Quantum Monte Carlo (QMC) methods are a powerful class of computational techniques used to determine the ground-state properties of quantum systems, including nanoparticles. Unlike deterministic approaches such as density functional theory (DFT), QMC relies on stochastic sampling to solve the many-body Schrödinger equation, providing highly accurate results by explicitly accounting for electron correlation effects. This makes QMC particularly valuable for studying nanoparticles where DFT may fail, such as those with strong electron correlations, magnetic properties, or complex electronic structures.

The stochastic nature of QMC arises from its use of random walks to explore the configuration space of electrons. By sampling electron positions probabilistically, QMC methods can approximate the ground-state wavefunction and energy without relying on simplified assumptions about electron interactions. This contrasts with DFT, which depends on the choice of exchange-correlation functional and can struggle with systems where dynamic correlation or non-local effects dominate. QMC’s ability to handle these challenges makes it a preferred method for nanoparticles with intricate electronic behavior.

Two primary QMC techniques are widely used: variational Monte Carlo (VMC) and diffusion Monte Carlo (DMC). VMC employs a trial wavefunction, often constructed from Slater determinants and Jastrow correlation factors, to estimate the ground-state energy. The quality of the results depends heavily on the trial wavefunction’s accuracy, but VMC is computationally less demanding than DMC. DMC, on the other hand, projects the trial wavefunction toward the true ground state by simulating a diffusion process in imaginary time. This method is more accurate but also more computationally intensive, as it requires careful control of statistical errors and fermionic sign problems.

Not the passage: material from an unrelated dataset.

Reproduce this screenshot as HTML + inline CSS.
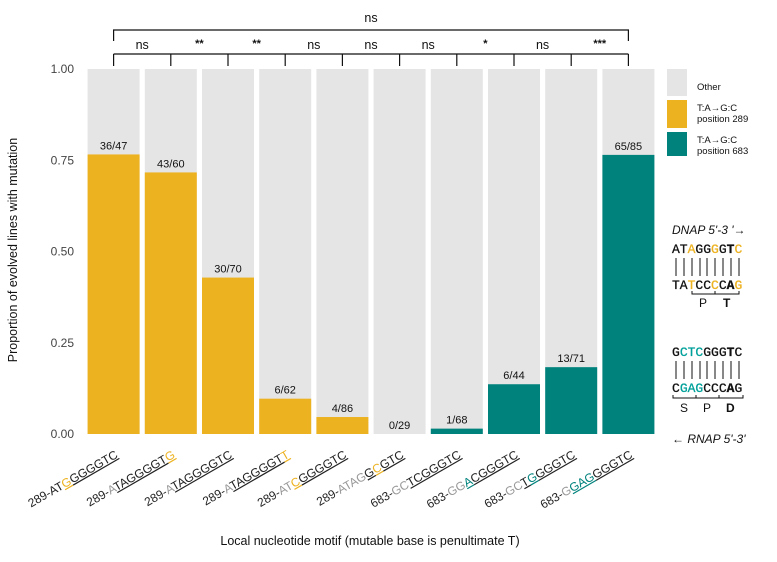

The computational cost of QMC scales with the number of electrons, typically as O(N^3) to O(N^4), where N is the system size. This limits its application to relatively small nanoparticles, often containing tens to hundreds of atoms. However, recent algorithmic improvements have enhanced QMC’s efficiency. For example, the use of optimized trial wavefunctions, improved sampling techniques, and parallel computing strategies have reduced the computational burden. Advances in stochastic reconfiguration and the development of more efficient pseudopotentials have also extended QMC’s applicability to larger systems.

QMC has been successfully applied to study magnetic and strongly correlated nanoparticles, where traditional methods like DFT often produce unreliable results. For instance, QMC calculations have been used to investigate the electronic structure of transition metal oxide nanoparticles, such as Fe3O4 and NiO, which exhibit complex magnetic ordering and strong electron correlations. In these systems, QMC provides accurate predictions of magnetic moments and exchange couplings, benchmarking favorably against experimental data. Comparisons with DFT+U or hybrid functional approaches show that QMC captures the correct ground-state properties where DFT methods may overestimate or underestimate magnetic interactions.

Another notable application of QMC is in the study of quantum dots and plasmonic nanoparticles. For example, QMC simulations of gold nanoparticles have revealed detailed insights into their electronic excitations and plasmonic resonances, which are critical for applications in sensing and catalysis. The method’s ability to treat electron correlation explicitly allows for a more accurate description of optical properties compared to mean-field theories. Similarly, QMC has been used to study semiconductor quantum dots, such as CdSe, where it provides precise predictions of band gaps and excitonic effects that align closely with experimental measurements.

Recent algorithmic developments have further expanded QMC’s capabilities. Techniques such as reptation Monte Carlo and fixed-node diffusion Monte Carlo have improved the accuracy of ground-state energy calculations, particularly for systems with complex nodal structures. Additionally, the integration of machine learning for wavefunction optimization has shown promise in reducing the bias introduced by trial wavefunctions. These advancements are making QMC increasingly viable for a broader range of nanomaterials, including those with defects, dopants, or interfacial effects.

Despite its advantages, QMC is not without challenges. The fermionic sign problem remains a significant obstacle, limiting the method’s scalability for certain systems. Efforts to mitigate this issue, such as the use of phaseless auxiliary-field QMC, have shown progress but are not universally applicable. Furthermore, the high computational cost of QMC restricts its use to systems where simpler methods are inadequate, necessitating careful consideration of trade-offs between accuracy and resources.

In summary, Quantum Monte Carlo methods offer a robust framework for determining the ground-state properties of nanoparticles, particularly in cases where electron correlation and magnetic interactions play a critical role. By leveraging stochastic sampling and advanced algorithmic techniques, QMC provides accurate predictions that complement and often surpass those of DFT. While computational costs and technical challenges persist, ongoing developments continue to enhance QMC’s applicability, making it an indispensable tool for nanoscience research. Examples of its success in studying magnetic nanoparticles, quantum dots, and plasmonic systems underscore its value in advancing our understanding of nanoscale phenomena.